The N.C. Department of Transportation has invested in the modernization of North Carolina's railways through the Piedmont Improvement Program, a series of railroad and highway construction projects and enhancements between Raleigh and Charlotte aimed at making train travel safer and more reliable.
Improvements are now ensuring more opportunities for businesses and freight partners. Safety and efficiency on the tracks allow freight railroads to get more goods to communities in the state to bring about job growth and economic development.
North Carolina has nearly 3,300 miles of track used by passenger and freight trains alike.

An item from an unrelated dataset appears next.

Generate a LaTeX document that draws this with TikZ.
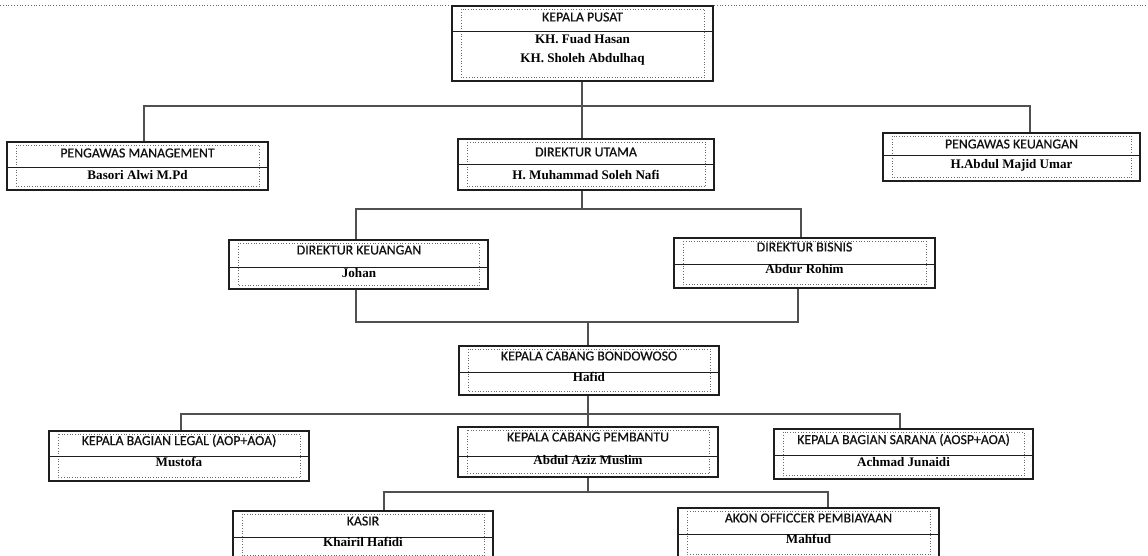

The Piedmont Improvement Program also benefits Class One railroads, such as Norfolk Southern and CSX Transportation.
Projects in the Piedmont Improvement Program include track, roadway, signal, station and equipment upgrades necessary for improved freight service and increased passenger rail service frequencies.
Specifically, the Piedmont Improvement Program involved:
- Building 13 bridges to carry roadways over or under railroad tracks to separate traffic from trains and improve safety for motorists
- Adding 27 miles of parallel, or second track, on the heavily traveled corridor between Greensboro and Charlotte, making the entire 92-mile segment double track
- Adding 5 miles of passing sidings between Raleigh and Greensboro to help freight and passenger trains move in a more reliable and timely manner
- Building approximately 12 miles of new highway to facilitate the new highway bridges and remove railroad crossings
- Closing more than 40 railroad crossings to eliminate the potential for train and vehicle collisions
- Improving railroad curves for more consistent higher operating speeds
- Installing remote controlled high-speed switches in five locations to allow trains to quickly move between tracks
- Renovating train stations in Cary, High Point, Burlington and Kannapolis
- Refurbishing and adding passenger rail cars to the fleet
- Adding two daily passenger-train round trips – making a total of five daily – between Raleigh and Charlotte with seven stops in between
Projects in the Piedmont Improvement Program were largely funded with federal stimulus money through the American Recovery and Reinvestment Act. Additionally, the Federal Railroad Administration in 2010 awarded North Carolina a $520 million grant from that program.